There are Indigenous peoples (IPs) with ancestral domains in the areas of Barangay Barongbarong, Uoulan, Calasaguen, Aribungos, Mambalot and Maasin in Brooke's Point. The MPSA covered areas within the National Integrated Protected Areas System (NIPAS).
If these areas are covered by NIPAS, how come that the government has mining concessions granted to corporate miners in Mt. Mantalingahan?

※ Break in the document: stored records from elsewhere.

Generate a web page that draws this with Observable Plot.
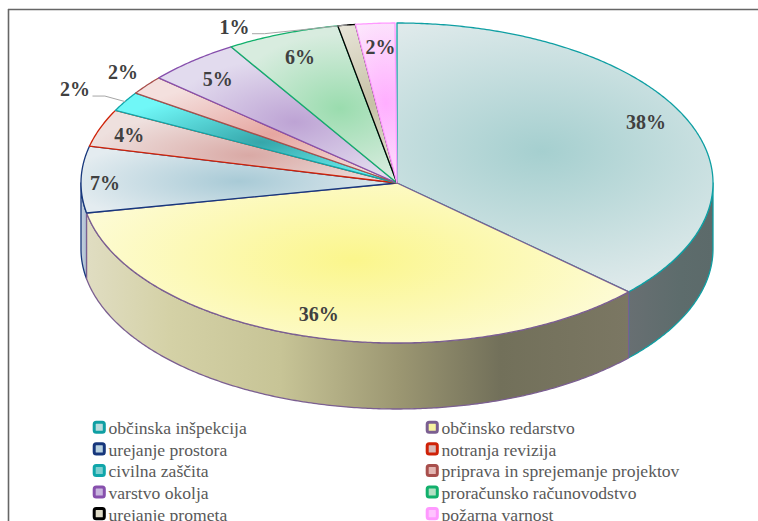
<!DOCTYPE html>
<html><head><meta charset="utf-8">
<script src="https://cdn.jsdelivr.net/npm/d3@7"></script>
<script src="https://cdn.jsdelivr.net/npm/@observablehq/plot@0.6"></script>
<style>html,body{margin:0;padding:0;background:#fff;overflow:hidden}svg{display:block}</style>
</head><body>
<div id="chart"></div>
<script>
// Data, clockwise from 12 o'clock
const categories = ["občinska inšpekcija","občinsko redarstvo","urejanje prostora","notranja revizija","civilna zaščita","priprava in sprejemanje projektov","varstvo okolja","proračunsko računovodstvo","urejanje prometa","požarna varnost"];
const labels = ["38%","36%","7%","4%","2%","2%","5%","6%","1%","2%"];
// shares as drawn on the tilted pie (percent of the turn, read from the rim)
const shares = [36.9,35.1,6.7,3.8,2.0,1.9,4.8,5.8,0.9,2.0];
// Styles
const strokes = ["#0f9fa3","#7b5f91","#17377c","#cf2208","#10a6aa","#a84f4c","#8750ad","#12b06c","#000000","#ff99ff"];
const centers = ["#a5cfcf","#fbf68c","#a8cad6","#d9a9a5","#35a6aa","#e6a6a0","#bda3d4","#9adcae","#c6c1a6","#ffaeff"];
const rims    = ["#dfeaeb","#fdfbd6","#e4ecf0","#eee0de","#70f7f7","#f4e0de","#e2dbee","#d8ecdf","#e9e6da","#fce8fc"];
const gradRx  = [265,290,175,165,160,150,130,110,70,60];
const gradRy  = [145,105,45,45,50,55,65,75,90,90];
const swatchFill = ["#b9dcdd","#f8f4a0","#b9d2e0","#d9b8b6","#7fcfd0","#e3b6b2","#c8b6de","#b4e0c4","#dedac6","#ffc4ff"];
const labelRadius = [0.87,0.857,0.927,0.90,1.176,1.109,0.864,0.845,1.10,0.845];
const labelNudge  = [-2,1,-1.4,-1.1,-1,0.7,-1,-0.3,-18.9,0.2];
const leaders = [4,8];
// Layout of the tilted disc
const cx=396.5, cy=182.5, rx=316, ry=160, depth=66;
const W=758, H=521;
const rad = d=>d*Math.PI/180;
const pt = (t,r=1,dy=0)=>({x:cx+rx*r*Math.sin(rad(t)), y:cy-ry*r*Math.cos(rad(t))+dy});
const arc = (a,b,dy=0)=>{const n=Math.max(2,Math.ceil(Math.abs(b-a)/0.5)),o=[];for(let i=0;i<=n;i++)o.push(pt(a+(b-a)*i/n,1,dy));return o;};
let acc=0;
const slices = shares.map((s,i)=>{const a=acc*3.6;acc+=s;const b=acc*3.6;return {i,a,b,mid:(a+b)/2};});
const topPoly = s=>[{x:cx,y:cy},...arc(s.a,s.b),{x:cx,y:cy}];
const wallPoly = (a,b)=>{const t=arc(a,b),u=arc(a,b,depth).reverse();return [...t,...u,t[0]];};

function defs(){
  const d=d3.create("svg:defs");
  slices.forEach(s=>{
    const c=pt(s.mid,0.5);
    const g=d.append("radialGradient").attr("id","top"+s.i).attr("gradientUnits","userSpaceOnUse")
      .attr("cx",0).attr("cy",0).attr("r",1)
      .attr("gradientTransform",`translate(${c.x},${c.y}) scale(${gradRx[s.i]},${gradRy[s.i]})`);
    g.append("stop").attr("offset",0).attr("stop-color",centers[s.i]);
    g.append("stop").attr("offset",1).attr("stop-color",rims[s.i]);
  });
  const lin=(id,stops)=>{const x0=stops[0][0],x1=stops[stops.length-1][0];
    const g=d.append("linearGradient").attr("id",id).attr("gradientUnits","userSpaceOnUse").attr("x1",x0).attr("x2",x1).attr("y1",0).attr("y2",0);
    stops.forEach(([x,c])=>g.append("stop").attr("offset",(x-x0)/(x1-x0)).attr("stop-color",c));};
  lin("wall0",[[628,"#686f72"],[680,"#5d6c6c"],[713,"#5c6a6a"]]);
  lin("wall1",[[86,"#e0ddc2"],[170,"#d4d1a6"],[280,"#c7c496"],[397,"#9c9772"],[500,"#72705a"],[628,"#7b7763"]]);
  lin("wall2",[[80,"#c8d3df"],[86,"#aebfd2"]]);
  return d.node();
}

const wallMarks = [[2,slices[2].a,270],[0,90,slices[0].b],[1,slices[1].a,slices[1].b]].map(([i,a,b])=>
  Plot.line(wallPoly(a,b),{x:"x",y:"y",fill:`url(#wall${i})`,stroke:strokes[i],strokeWidth:1.3}));
const topMarks = slices.map(s=>Plot.line(topPoly(s),{x:"x",y:"y",fill:`url(#top${s.i})`,stroke:strokes[s.i],strokeWidth:1.3}));

const labelData = slices.map(s=>({...pt(s.mid+labelNudge[s.i],labelRadius[s.i]),text:labels[s.i],i:s.i}));
const leaderMarks = leaders.map(i=>{
  const l=labelData[i], e=pt(slices[i].mid,1);
  return Plot.line([{x:l.x+19,y:l.y+6},{x:l.x+31,y:l.y+6},e],{x:"x",y:"y",stroke:"#a6a6a6",strokeWidth:1,curve:"linear"});
});

const legendData = categories.map((name,i)=>({name,i,row:Math.floor(i/2),col:i%2}));
const colX=[93,426], rowY=r=>421+r*21.6;

const plot = Plot.plot({
  width:W,height:H,margin:0,
  x:{domain:[0,W],range:[0,W],axis:null},
  y:{domain:[0,H],range:[0,H],axis:null},
  style:{background:"#fff"},
  marks:[
    defs,
    Plot.ruleY([9],{x1:8,x2:W,stroke:"#666",strokeWidth:1.6}),
    Plot.ruleX([8],{y1:9,y2:H,stroke:"#666",strokeWidth:1.6}),
    ...wallMarks,
    ...topMarks,
    ...leaderMarks,
    Plot.text(labelData,{x:d=>d.x+1,y:"y",text:"text",fontFamily:"Liberation Serif",fontWeight:"bold",fontSize:20,fill:"#404040"}),
    Plot.rect(legendData,{x1:d=>colX[d.col]+1.2,x2:d=>colX[d.col]+11.3,y1:d=>rowY(d.row)+1.2,y2:d=>rowY(d.row)+11.3,fill:d=>swatchFill[d.i],stroke:d=>strokes[d.i],strokeWidth:3,rx:2}),
    Plot.text(legendData,{x:d=>colX[d.col]+15,y:d=>rowY(d.row)+7,text:"name",textAnchor:"start",fontFamily:"Liberation Serif",fontSize:17.6,fill:"#595959"})
  ]
});
document.getElementById("chart").append(plot);
</script>
</body></html>
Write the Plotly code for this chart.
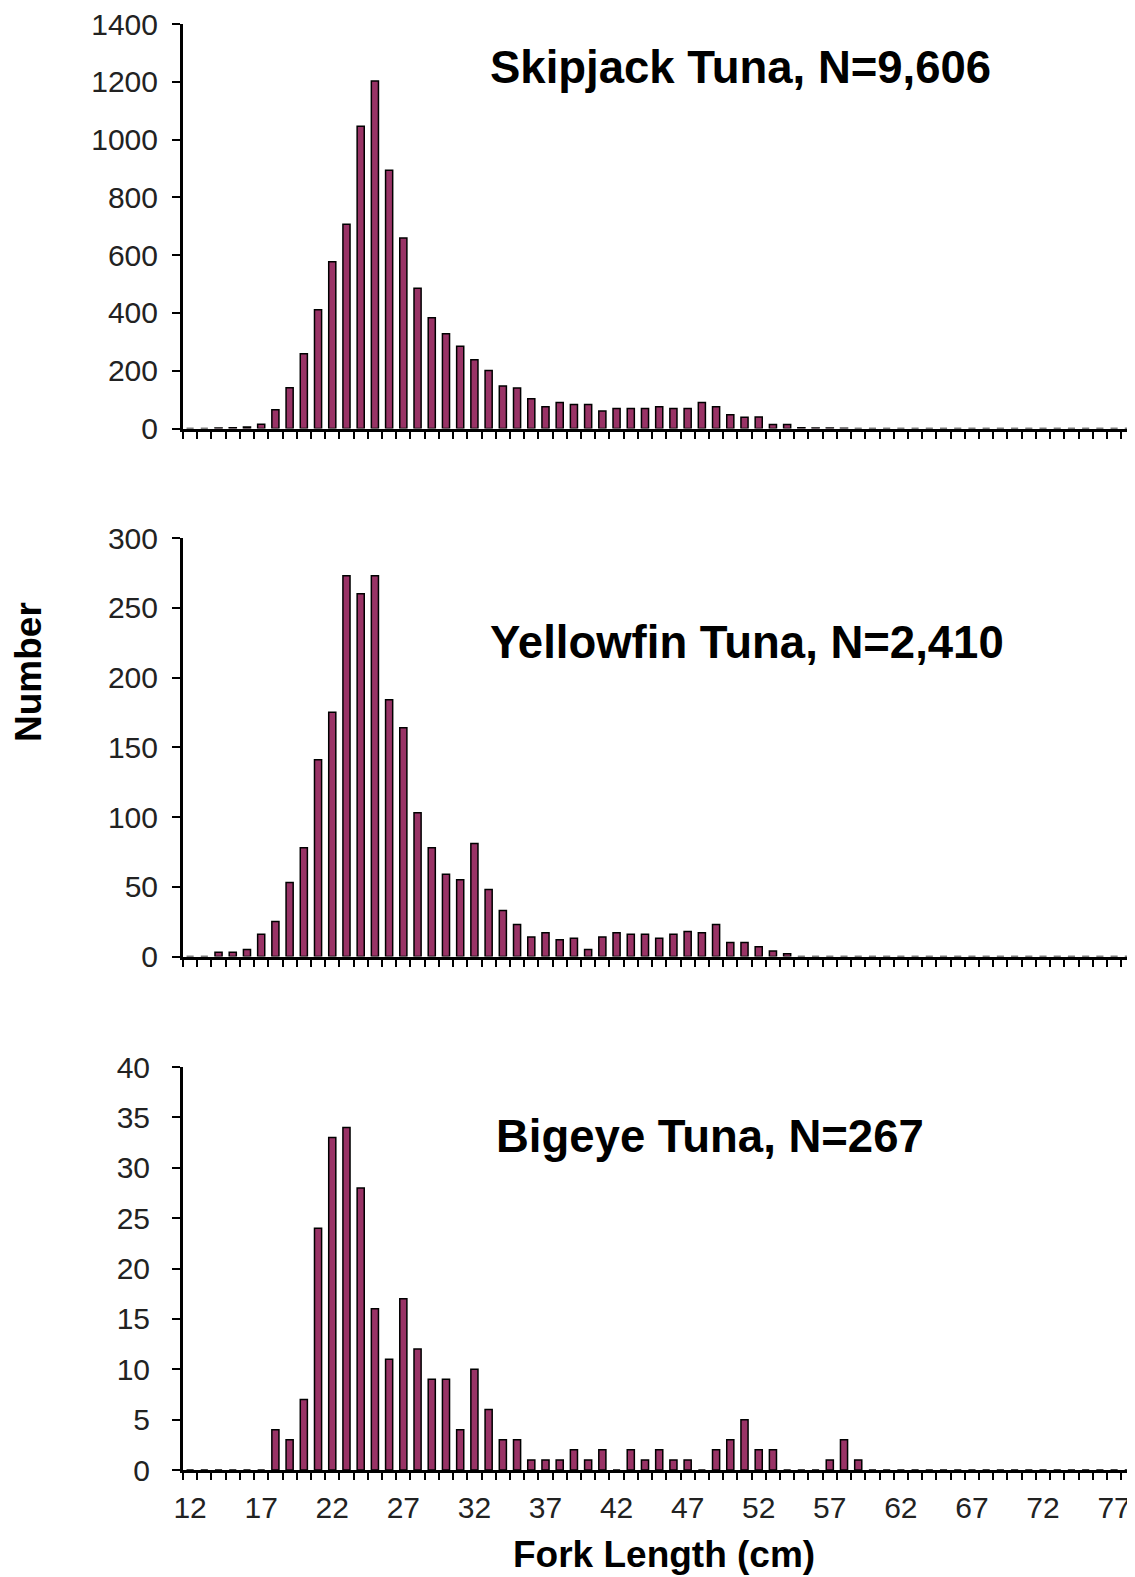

Perhaps the Supreme Court would want to know.
To her credit and to the credit of her memory, the late former DENR secretary Regina Paz Lopez notified that the firms’ environmental compliance certificate (ECC) expired in October 2015. Celestial and INC nevertheless continued with their tree-cutting activities, which the ICCs claim have caused the deforestation of the mountain range.
Similarly, in 2018, after INC failed to secure a certificate precondition from the National Commission on Indigenous Peoples (NCIP) for the renewal of the MPSA, INC still continued with its mining operations.
On Dec. 21, 2020, then environment secretary Roy Cimatu issued an order reckoning the effectivity date of the MPSA to the year it was amended in 2000 and not the year it was originally executed in 1993.
The Supreme Court found that all of the requisites were present for the granting of a writ of kalikasan.
The High Tribunal also applied the precautionary principle, which states that a project proponent is required to provide evidence to dispel concerns regarding the potential harmful impact of a project on the environment, shifting the burden of evidence of harm away from those likely to suffer harm and onto those desiring to change the status quo.
The current DENR secretary, Antonia Loyzaga, should also follow through with the efforts of the Supreme Court to defend and preserve the environment, not just in Manila Bay but also in other parts of the country, especially those with remaining forest cover like in Palawan.